Income tax holiday for RE developers

On 14 December 2022, the Bureau of Internal Revenue released BIR Ruling 404-2019 in favor of EDC Burgos Wind Power Corporation, a registered renewable energy developer in Ilocos Norte.

Under Section 15 of Republic Act 9513, otherwise known as the Renewable Energy Act of 2008, renewable energy developers enjoy incentives, including an Income Tax Holiday or ITH for the first seven years of commercial operations. For EDC, its income tax holiday was from 11 November 2014 to 10 November 2021.

Being a renewable energy developer, EDC qualified for the Fixed Tariff or FIT System under Section 7 of RA 9513, which is implemented by the Energy Regulatory Commission. The FIT System determines the fixed tariff to be paid for electricity produced from each type of emerging renewable energy. EDS is, therefore, entitled to receive payment in Philippine pesos per kilowatt hour for electricity generated from its renewable technology and actually delivered to the transmission and/or distribution network.

The FIT is disbursed to RE developers by the National Transmission Corporation or TransCo, which is the administrator of the fund established for the FIT allowance collected from electricity consumers.

In this case, ERC adjusted the billing schedule of FIT participants. This change of schedule created a situation where the electricity generated during the Income Tax Holiday was being billed and paid after the lapse of the income tax holiday of EDC.

This resulted in Transco withholding taxes on payments it made to EDC even though those payments were for the period of generation during EDC’s ITH. Thus, EDC was forced to request a ruling.

The BIR, in applying Section 2.57.5 of Revenue Regulation 2-98, as amended, held that:

The “income” exempt from withholding taxes pertains to income generated by a corporation within the period it is actually enjoying exemption from payment of income taxes. Thus, regardless of when such income is actually received by a corporation, as long as the same is generated within the period a corporation is enjoying income tax exemption, such income shall be exempt from withholding tax.

The BIR further ruled that: Such being the case, this Office confirms that all income payments received or to be received by EDC relating to transactions that occurred during the ITH period, or from 11 November 2014 to 10 November 2021, in connection with the Burgos Wind Project, are exempt from income tax, and consequently, from withholding tax. It bears emphasis, however, that the said exemption covers that income that is directly attributable to the revenues generated from sales of electricity.

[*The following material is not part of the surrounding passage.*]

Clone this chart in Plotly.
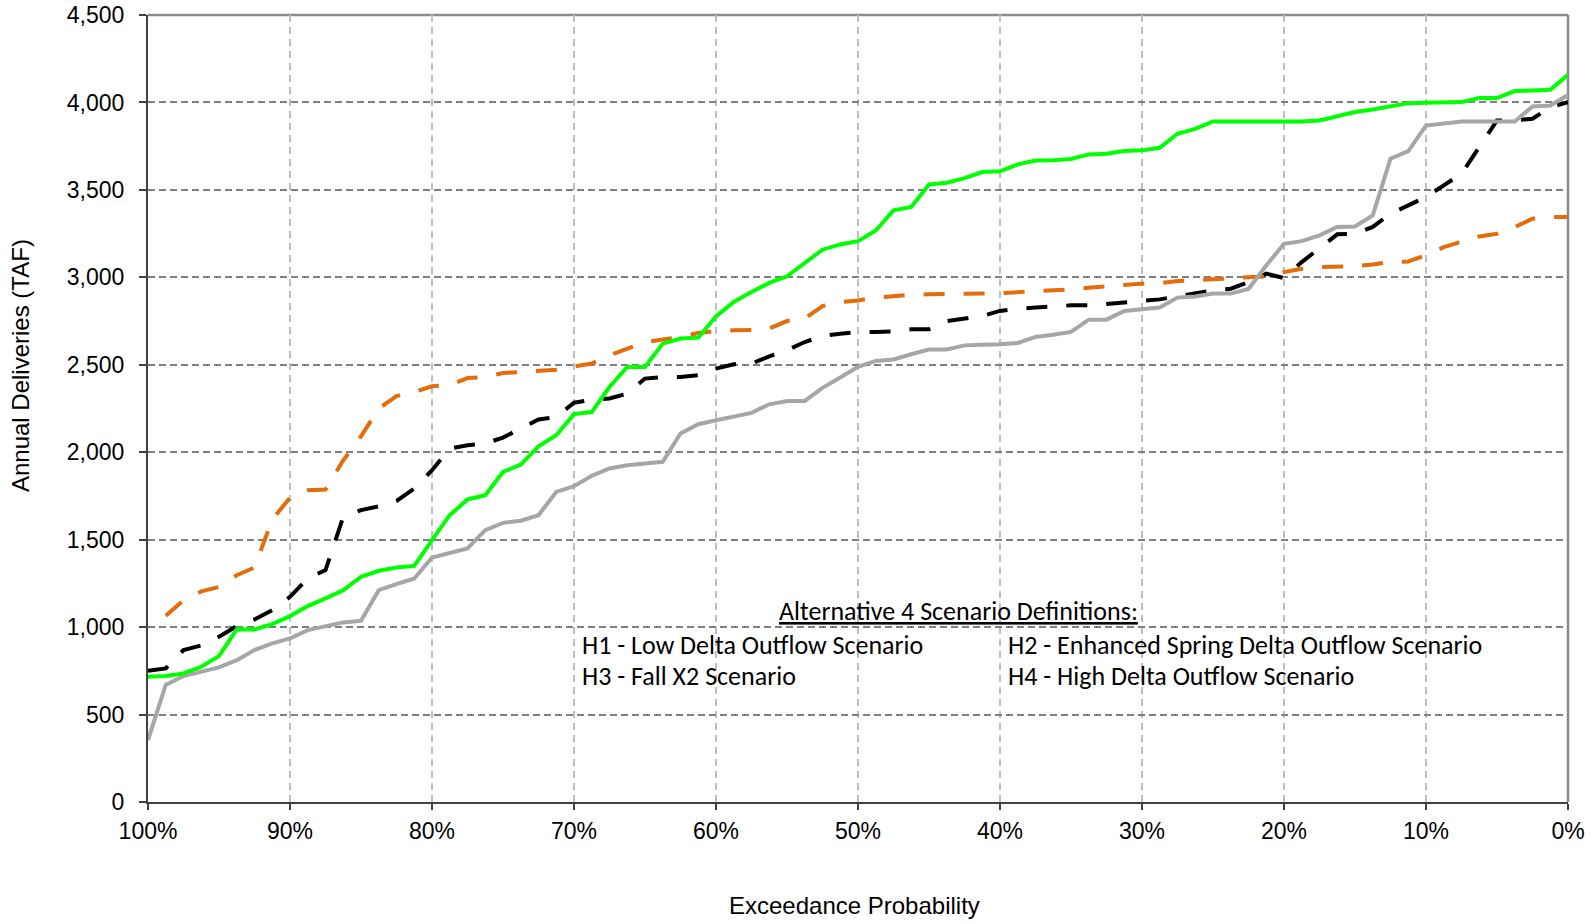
import plotly.graph_objects as go

# Exceedance probability (%) of each sorted annual value
exceedance = [
    100.0, 98.75, 97.5, 96.25, 95.0, 93.75, 92.5, 91.25, 90.0, 88.75,
    87.5, 86.25, 85.0, 83.75, 82.5, 81.25, 80.0, 78.75, 77.5, 76.25,
    75.0, 73.75, 72.5, 71.25, 70.0, 68.75, 67.5, 66.25, 65.0, 63.75,
    62.5, 61.25, 60.0, 58.75, 57.5, 56.25, 55.0, 53.75, 52.5, 51.25,
    50.0, 48.75, 47.5, 46.25, 45.0, 43.75, 42.5, 41.25, 40.0, 38.75,
    37.5, 36.25, 35.0, 33.75, 32.5, 31.25, 30.0, 28.75, 27.5, 26.25,
    25.0, 23.75, 22.5, 21.25, 20.0, 18.75, 17.5, 16.25, 15.0, 13.75,
    12.5, 11.25, 10.0, 8.75, 7.5, 6.25, 5.0, 3.75, 2.5, 1.25, 0.0,
]

green_solid = [
    716, 720, 735, 773, 834, 987, 986, 1017, 1063, 1120,
    1164, 1211, 1288, 1322, 1341, 1350, 1497, 1640, 1730, 1754,
    1887, 1929, 2034, 2097, 2218, 2230, 2373, 2488, 2488, 2621,
    2650, 2655, 2777, 2859, 2916, 2968, 3006, 3082, 3158, 3188,
    3207, 3268, 3383, 3402, 3531, 3541, 3567, 3602, 3606, 3646,
    3668, 3670, 3677, 3703, 3707, 3722, 3726, 3741, 3821, 3849,
    3891, 3891, 3891, 3891, 3891, 3891, 3897, 3922, 3945, 3960,
    3977, 3996, 3998, 4000, 4002, 4025, 4025, 4065, 4068, 4072, 4158,
]

gray_solid = [
    354, 669, 720, 745, 770, 811, 869, 907, 935, 983,
    1006, 1027, 1036, 1211, 1246, 1278, 1398, 1425, 1450, 1554,
    1596, 1608, 1640, 1773, 1806, 1865, 1907, 1926, 1935, 1945,
    2107, 2160, 2183, 2202, 2225, 2274, 2293, 2293, 2368, 2427,
    2488, 2522, 2530, 2560, 2587, 2587, 2611, 2615, 2617, 2625,
    2659, 2672, 2688, 2758, 2758, 2808, 2815, 2827, 2884, 2891,
    2907, 2907, 2933, 3068, 3192, 3207, 3240, 3288, 3291, 3354,
    3678, 3722, 3868, 3878, 3891, 3891, 3891, 3891, 3977, 3983, 4042,
]

black_dashed = [
    750, 764, 869, 895, 945, 1006, 1044, 1097, 1173, 1278,
    1326, 1630, 1669, 1691, 1722, 1792, 1897, 2021, 2040, 2050,
    2084, 2135, 2187, 2202, 2283, 2301, 2307, 2335, 2421, 2430,
    2430, 2440, 2478, 2503, 2507, 2548, 2583, 2630, 2665, 2678,
    2686, 2688, 2690, 2703, 2703, 2750, 2764, 2779, 2808, 2821,
    2827, 2835, 2840, 2840, 2850, 2855, 2865, 2874, 2891, 2910,
    2926, 2935, 2973, 3021, 2996, 3087, 3164, 3246, 3249, 3288,
    3364, 3411, 3459, 3526, 3592, 3745, 3897, 3897, 3907, 3973, 4001,
]

orange_dashed = [
    None, 1065, 1154, 1204, 1230, 1297, 1341, 1615, 1740, 1783,
    1787, 1954, 2091, 2250, 2321, 2345, 2377, 2384, 2424, 2430,
    2453, 2459, 2463, 2472, 2490, 2507, 2554, 2592, 2630, 2644,
    2659, 2682, 2693, 2697, 2699, 2707, 2750, 2764, 2836, 2859,
    2868, 2884, 2895, 2901, 2903, 2903, 2907, 2907, 2910, 2914,
    2918, 2926, 2931, 2941, 2949, 2954, 2964, 2967, 2979, 2983,
    2988, 2998, 3002, 3006, 3030, 3049, 3059, 3063, 3063, 3074,
    3087, 3091, 3126, 3173, 3202, 3234, 3249, 3288, 3335, 3345, 3345,
]

x_tick_vals = [100, 90, 80, 70, 60, 50, 40, 30, 20, 10, 0]
x_tick_text = ["100%", "90%", "80%", "70%", "60%", "50%", "40%", "30%", "20%", "10%", "0%"]
y_tick_vals = [0, 500, 1000, 1500, 2000, 2500, 3000, 3500, 4000, 4500]

header_text = "<u>Alternative 4 Scenario Definitions:</u>"
definitions = [
    ("H1 - Low Delta Outflow Scenario", 0.3042, 0.1990),
    ("H2 - Enhanced Spring Delta Outflow Scenario", 0.6042, 0.1990),
    ("H3 - Fall X2 Scenario", 0.3042, 0.1595),
    ("H4 - High Delta Outflow Scenario", 0.6042, 0.1595),
]

AX_FONT = "Arial, Liberation Sans, sans-serif"
NOTE_FONT = "Carlito, Open Sans, sans-serif"

fig = go.Figure()
fig.add_trace(go.Scatter(x=exceedance, y=black_dashed, mode="lines", name="black",
                         line=dict(color="#000000", width=4, dash="21px,19px")))
fig.add_trace(go.Scatter(x=exceedance, y=orange_dashed, mode="lines", name="orange",
                         line=dict(color="#E46C0A", width=4, dash="21px,19px")))
fig.add_trace(go.Scatter(x=exceedance, y=gray_solid, mode="lines", name="gray",
                         line=dict(color="#A6A6A6", width=4)))
fig.add_trace(go.Scatter(x=exceedance, y=green_solid, mode="lines", name="green",
                         line=dict(color="#00FF00", width=4)))

# Plot area at x 148..1568, y 15..802 in the window (page margin removed below)
fig.update_layout(
    width=1595, height=924,
    margin=dict(l=148, r=27, t=15, b=122, autoexpand=False),
    paper_bgcolor="white", plot_bgcolor="white",
    showlegend=False,
    font=dict(family=AX_FONT, color="#000000"),
)

fig.update_xaxes(
    range=[100, 0], tickvals=x_tick_vals, ticktext=x_tick_text,
    tickfont=dict(family=AX_FONT, size=23, color="#000000"),
    showgrid=True, gridcolor="#BFBFBF", gridwidth=1.5, griddash="7px,5px",
    showline=True, linecolor="#404040", linewidth=2,
    ticks="outside", ticklen=6, tickcolor="#404040", tickwidth=1.5,
    ticklabelstandoff=1, zeroline=False, automargin=False,
    ticklabeloverflow="allow",
)
fig.update_yaxes(
    range=[0, 4500], tickvals=y_tick_vals, tickformat=",",
    tickfont=dict(family=AX_FONT, size=23, color="#000000"),
    showgrid=True, gridcolor="#808080", gridwidth=2, griddash="7px,4px",
    showline=True, linecolor="#404040", linewidth=2,
    ticks="outside", ticklen=7, tickcolor="#404040", tickwidth=1.5,
    ticklabelstandoff=10, zeroline=False, automargin=False,
    ticklabeloverflow="allow",
)

# Top and right chart borders
fig.add_shape(type="line", xref="paper", yref="paper", x0=0, x1=1, y0=1, y1=1,
              line=dict(color="#8C8C8C", width=2.5), layer="between")
fig.add_shape(type="line", xref="paper", yref="paper", x0=1, x1=1, y0=0, y1=1,
              line=dict(color="#8C8C8C", width=2.5), layer="between")

# Axis titles
fig.add_annotation(text="Annual Deliveries (TAF)", xref="paper", yref="paper",
                   x=-0.0901, y=0.554, xanchor="center", yanchor="middle",
                   textangle=-90, showarrow=False,
                   font=dict(family=AX_FONT, size=24, color="#000000"))
fig.add_annotation(text="Exceedance Probability", xref="paper", yref="paper",
                   x=0.4972, y=-0.1309, xanchor="center", yanchor="middle",
                   showarrow=False,
                   font=dict(family=AX_FONT, size=24, color="#000000"))

# Scenario definitions text block
fig.add_annotation(text=header_text, xref="paper", yref="paper",
                   x=0.5710, y=0.2425, xanchor="center", yanchor="middle",
                   showarrow=False, font=dict(family=NOTE_FONT, size=26, color="#000000"))
for txt, xp, yp in definitions:
    fig.add_annotation(text=txt, xref="paper", yref="paper",
                       x=xp, y=yp, xanchor="left", yanchor="middle",
                       showarrow=False, font=dict(family=NOTE_FONT, size=26, color="#000000"))

fig.write_html(
    "out.html",
    config={"displayModeBar": False},
    post_script="document.body.style.margin='0';document.body.style.overflow='hidden';",
)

Regarding the FIT billings of EDC to Transco, please note that the Feed-in Tariff refers to a renewable energy policy that offers guaranteed payments on a fixed rate per kilowatt-hour for emerging renewable energy sources, excluding any generation for own use. This policy was adopted to accelerate the development of emerging RE resources through a fixed tariff mechanism. The FIT system is mandated for wind, solar, ocean, run-of-river hydropower, and biomass energy resources.

ERC is the government agency directed to formulate and promulgate FIT system rules. In addition, ERC is obliged to adjust the FIT annually for the entire period of its applicability to allow pass-through of local inflation and foreign exchange rate variations.

Considering the nature of FIT rate adjustments, it is indisputable that the same is considered income on the part of participating RE developers that is directly attributable to the revenues generated from the sale of electricity.

ERC is obliged to adjust the FIT annually for the entire period of its applicability to allow pass-through of local inflation and foreign exchange rate variations.

This ruling shows that the BIR is not all about collecting taxes but it also encourages the development of renewable energy, as mandated by law.